The Maryland Racing Commission yesterday gave unanimous approval to the sale of Laurel Park and Pimlico Race Course to a Canadian company after it guaranteed $15million in long-needed track improvements.

The $117million purchase of the two thoroughbred racetracks by Magna Entertainment was approved 9-0 by the commission after the corporation provided written assurances that it would make the improvements within 18 months.

The commission was prepared to delay awarding 2003 race dates unless it received guarantees that renovations long promised by the current owner the Maryland Jockey Club would begin. The panel approved the sale in less than an hour without dissent.

"We wanted clear financial commitments that we could rely on," commissioner Terry Saxon said. "We've had commitments in the past that were never followed up on, and we wanted to make sure that wasn't done again. In my mind, that $15million was critical because it addresses the backstretch problems."

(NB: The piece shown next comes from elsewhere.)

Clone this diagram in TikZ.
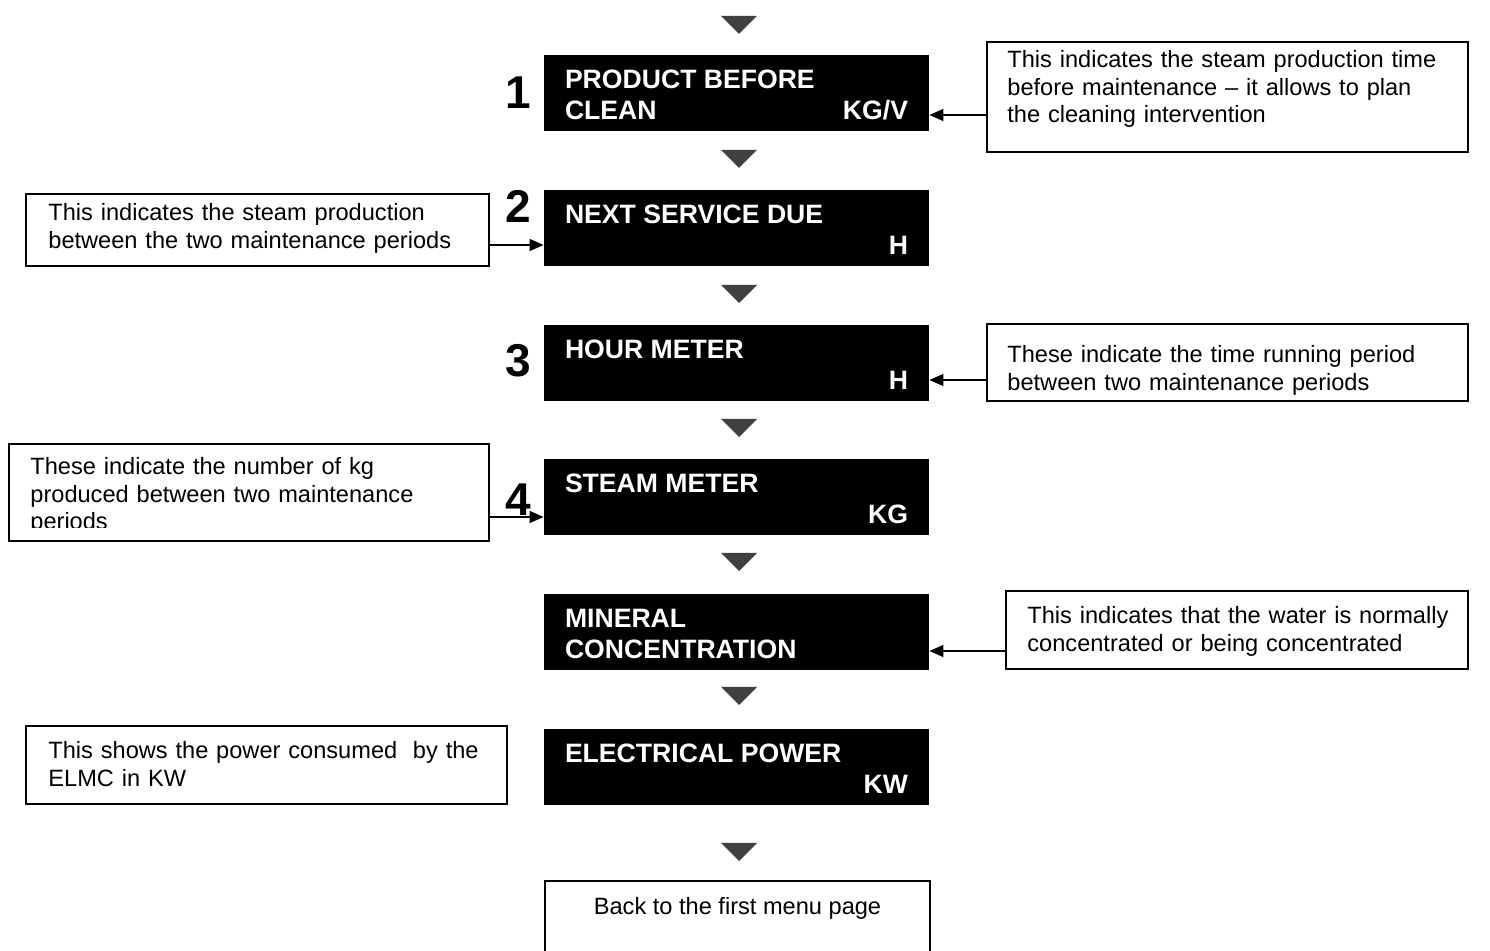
\documentclass[tikz,border=0pt]{standalone}
\usepackage{fontspec}
\setmainfont{Liberation Sans}
\usepackage{tikz}
\usetikzlibrary{positioning,arrows.meta}
\definecolor{mgray}{HTML}{404040}

\begin{document}
\begin{tikzpicture}[x=0.5pt, y=-0.5pt,
  screen/.style={rectangle, fill=black, minimum width=192.5pt, minimum height=38pt, inner sep=0pt},
  menutext/.style={text=white, font=\fontsize{13.3}{15.5}\selectfont\bfseries, inner sep=0pt},
  stepno/.style={font=\fontsize{23}{26}\selectfont\bfseries, inner sep=0pt, anchor=base},
  note/.style={rectangle, draw=black, line width=1pt, inner sep=0pt, anchor=north west},
  notetext/.style={font=\fontsize{11.8}{13.75}\selectfont, align=left, text width=230pt,
    inner sep=0pt, anchor=base west},
  pointer/.style={-{Triangle[length=7pt,width=6pt]}, line width=0.75pt},
  marker/.style={fill=mgray}
]
\useasboundingbox (0,0) rectangle (1490,951);

% menu screens
\node[screen] (b1) at (736.5,93) {};
\node[screen, below=29pt of b1] (b2) {};
\node[screen, below=29pt of b2] (b3) {};
\node[screen, below=29pt of b3] (b4) {};
\node[screen, below=29pt of b4] (b5) {};
\node[screen, below=29pt of b5] (b6) {};
\node[note, minimum width=192.5pt, minimum height=45pt] (back) at (544,880) {};

\node[menutext, anchor=base west] (m1) at ([shift={(10.5pt,-17pt)}]b1.north west) {PRODUCT BEFORE};
\node[menutext, anchor=base west] (m1b) at ([shift={(10.5pt,-32.5pt)}]b1.north west) {CLEAN};
\node[menutext, anchor=base east] (u1) at ([shift={(-10.5pt,-32.5pt)}]b1.north east) {KG/V};
\node[menutext, anchor=base west] (m2) at ([shift={(10.5pt,-17pt)}]b2.north west) {NEXT SERVICE DUE};
\node[menutext, anchor=base east] (u2) at ([shift={(-10.5pt,-32.5pt)}]b2.north east) {H};
\node[menutext, anchor=base west] (m3) at ([shift={(10.5pt,-17pt)}]b3.north west) {HOUR METER};
\node[menutext, anchor=base east] (u3) at ([shift={(-10.5pt,-32.5pt)}]b3.north east) {H};
\node[menutext, anchor=base west] (m4) at ([shift={(10.5pt,-17pt)}]b4.north west) {STEAM METER};
\node[menutext, anchor=base east] (u4) at ([shift={(-10.5pt,-32.5pt)}]b4.north east) {KG};
\node[menutext, anchor=base west] (m5) at ([shift={(10.5pt,-17pt)}]b5.north west) {MINERAL};
\node[menutext, anchor=base west] (m5b) at ([shift={(10.5pt,-32.5pt)}]b5.north west) {CONCENTRATION};
\node[menutext, anchor=base west] (m6) at ([shift={(10.5pt,-17pt)}]b6.north west) {ELECTRICAL POWER};
\node[menutext, anchor=base east] (u6) at ([shift={(-10.5pt,-32.5pt)}]b6.north east) {KW};
\node[font=\fontsize{11.8}{13.75}\selectfont, inner sep=0pt, anchor=base] (backtxt)
  at ([yshift=-17pt]back.north) {Back to the first menu page};

% step numbers
\node[stepno] (s1) at (518,109) {1};
\node[stepno] (s2) at (518,223) {2};
\node[stepno] (s3) at (518,377) {3};
\node[stepno] (s4) at (518,516) {4};

% down markers between screens
\foreach \t in {16,150,285,419,553,687,843}
  \fill[marker] (721,\t) -- (757,\t) -- (739,\t+18) -- cycle;

% explanation boxes
\node[note, minimum width=240.5pt, minimum height=55pt] (a1) at (986,41) {};
\node[notetext] (n1) at ([shift={(10.5pt,-13.5pt)}]a1.north west)
  {This indicates the steam production time\\before maintenance – it allows to plan\\the cleaning intervention};
\node[note, minimum width=231.5pt, minimum height=36pt] (a2) at (25,193) {};
\node[notetext] (n2) at ([shift={(11.5pt,-14pt)}]a2.north west)
  {This indicates the steam production\\between the two maintenance periods};
\node[note, minimum width=240.5pt, minimum height=38.5pt] (a3) at (986,323) {};
\node[notetext] (n3) at ([shift={(10.5pt,-20pt)}]a3.north west)
  {These indicate the time running period\\between two maintenance periods};
\node[note, minimum width=240pt, minimum height=48.5pt] (a4) at (8,443) {};
\begin{scope}
  \clip (a4.north west) rectangle ([yshift=7pt]a4.south east);
  \node[notetext] (n4) at ([shift={(11pt,-16pt)}]a4.north west)
    {These indicate the number of kg\\produced between two maintenance\\periods};
\end{scope}
\node[note, minimum width=231pt, minimum height=39pt] (a5) at (1005,590) {};
\node[notetext] (n5) at ([shift={(11pt,-17pt)}]a5.north west)
  {This indicates that the water is normally\\concentrated or being concentrated};
\node[note, minimum width=240.5pt, minimum height=39pt] (a6) at (25,725) {};
\node[notetext] (n6) at ([shift={(11.5pt,-17pt)}]a6.north west)
  {This shows the power consumed~ by the\\ELMC in KW};

% pointers
\draw[pointer] (a1.west |- 0,115) -- (b1.east |- 0,115);
\draw[pointer] (a2.east |- 0,245) -- (b2.west |- 0,245);
\draw[pointer] (a3.west |- 0,380) -- (b3.east |- 0,380);
\draw[pointer] (a4.east |- 0,517) -- (b4.west |- 0,517);
\draw[pointer] (a5.west |- 0,651) -- (b5.east |- 0,651);
\end{tikzpicture}
\end{document}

The sale still must be approved by the Virginia Racing Commission on Nov.20 because the Maryland Jockey Club also runs a summer meeting at Colonial Downs in New Kent, Va. Magna president Jim McAlpine said the deal will be concluded in a few weeks.

McAlpine also assured commissioners that the Preakness Stakes would remain in Maryland, calling it the "Crown Jewel of Magna." However, he conceded that the $100million rebuilding of Pimlico could force relocation of the middle jewel of the Triple Crown to Laurel.

McAlpine offered no timetable, but track sources said construction could force the 2005 Preakness to be run outside Old Hilltop for the first time since 1908. Pimlico's 90-day spring meeting also would be transferred to Laurel.

"You can't run races while you're totally rebuilding the facility," McAlpine said. "These facilities were built for massive crowds. Today you don't get massive crowds. Pimlico gets one great day for the Preakness. The facility needs to be totally redone."

Maryland Jockey Club president Joe De Francis and vice president Karin De Francis remain on the scene under a four-year management contract. Joe De Francis said the sale was necessary because the family-owned business couldn't remain competitive. Magna now owns 13 tracks in North America.

"Single, independent racetracks can't survive anymore," he said. "You have to be part of an international company like Magna to have the resources, capital, technology and people to be able to make the investments and create things like a TV channel and XpressBet wagering. It opens a list of opportunities for Maryland. Let's rock and roll and get going."

McAlpine plans to increase off-track betting parlors statewide, plus Internet and telephone wagering. However, the possibility of slot machine approval by the state legislature next year already has racing leaders abuzz over the anticipated windfall.

McAlpine said slots are needed to remain competitive with Delaware and West Virginia. In those states, tracks went from nearly closed to five-fold overnight purse increases in recent years.

"We didn't get into the racetrack business to get into the slots but it certainly affects the competitiveness of Maryland racing," McAlpine said. "You'd like to think the government will address that issue. If they don't, what's happening today is, Maryland horses are running to other states for bigger purses and Maryland customers are going to the other states to gamble because they like to pull a one-arm bandit more than they like watching a horse race. The state is losing on all counts."

Said Alan Foreman, Maryland Thoroughbred Racing Association counsel: "Competitive forces in the region would make it difficult for any track operator to compete without gaining slots."

Meanwhile, Thunderello headlines Saturday's $300,000 Frank De Francis Dash that includes the $100,000 Laurel Dash as part of the six-stakes card. The 9-5 favorite was second in the Breeders' Cup Sprint on Oct.26.